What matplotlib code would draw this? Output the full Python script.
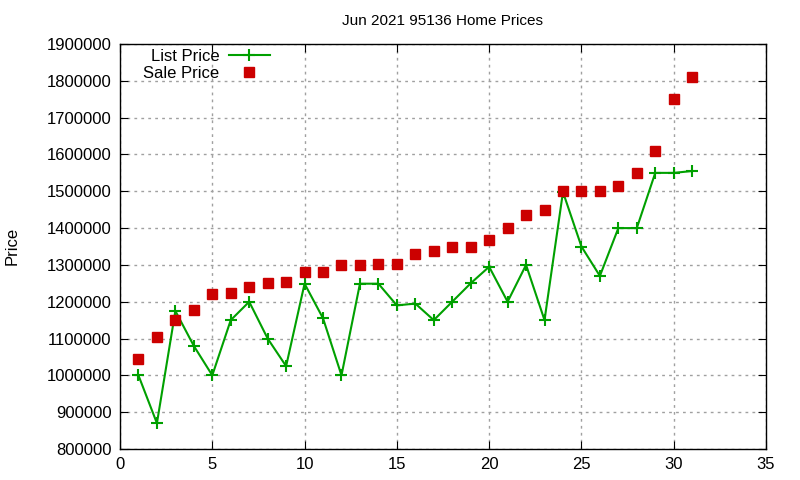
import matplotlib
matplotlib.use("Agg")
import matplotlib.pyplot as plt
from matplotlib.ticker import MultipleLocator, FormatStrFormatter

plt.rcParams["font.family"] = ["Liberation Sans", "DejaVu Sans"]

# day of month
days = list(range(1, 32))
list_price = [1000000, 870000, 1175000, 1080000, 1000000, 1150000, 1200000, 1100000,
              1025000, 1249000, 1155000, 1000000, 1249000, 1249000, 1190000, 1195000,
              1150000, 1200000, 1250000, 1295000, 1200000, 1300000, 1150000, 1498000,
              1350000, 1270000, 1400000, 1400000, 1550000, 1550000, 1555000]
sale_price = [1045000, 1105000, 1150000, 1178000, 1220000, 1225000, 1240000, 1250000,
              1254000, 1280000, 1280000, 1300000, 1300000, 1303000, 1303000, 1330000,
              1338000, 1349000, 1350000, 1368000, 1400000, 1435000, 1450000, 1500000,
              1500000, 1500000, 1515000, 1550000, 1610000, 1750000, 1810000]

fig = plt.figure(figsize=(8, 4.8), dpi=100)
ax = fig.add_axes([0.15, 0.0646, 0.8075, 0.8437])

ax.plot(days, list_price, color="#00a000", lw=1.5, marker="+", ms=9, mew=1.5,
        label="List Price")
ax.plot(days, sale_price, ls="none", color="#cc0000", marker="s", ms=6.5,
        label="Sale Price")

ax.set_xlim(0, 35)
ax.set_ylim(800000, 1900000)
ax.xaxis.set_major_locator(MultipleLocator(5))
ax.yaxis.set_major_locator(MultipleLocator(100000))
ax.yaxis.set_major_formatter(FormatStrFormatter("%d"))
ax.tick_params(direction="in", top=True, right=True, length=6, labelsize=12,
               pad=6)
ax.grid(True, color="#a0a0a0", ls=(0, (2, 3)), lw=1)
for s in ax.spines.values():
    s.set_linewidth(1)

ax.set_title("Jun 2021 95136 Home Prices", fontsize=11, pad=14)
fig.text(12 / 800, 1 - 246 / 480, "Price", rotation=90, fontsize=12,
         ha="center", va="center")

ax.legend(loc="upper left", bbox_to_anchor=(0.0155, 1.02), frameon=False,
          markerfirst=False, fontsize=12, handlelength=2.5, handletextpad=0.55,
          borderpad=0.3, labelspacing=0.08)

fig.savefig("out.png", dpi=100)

------------

▶ _EXERCISE AIM_:
Look through the data above. Find each line with the string "matplotlib" and copy it.

▶ _WRITTEN SOLUTION_:
What matplotlib code would draw this? Output the full Python script.
import matplotlib
matplotlib.use("Agg")
import matplotlib.pyplot as plt
from matplotlib.ticker import MultipleLocator, FormatStrFormatter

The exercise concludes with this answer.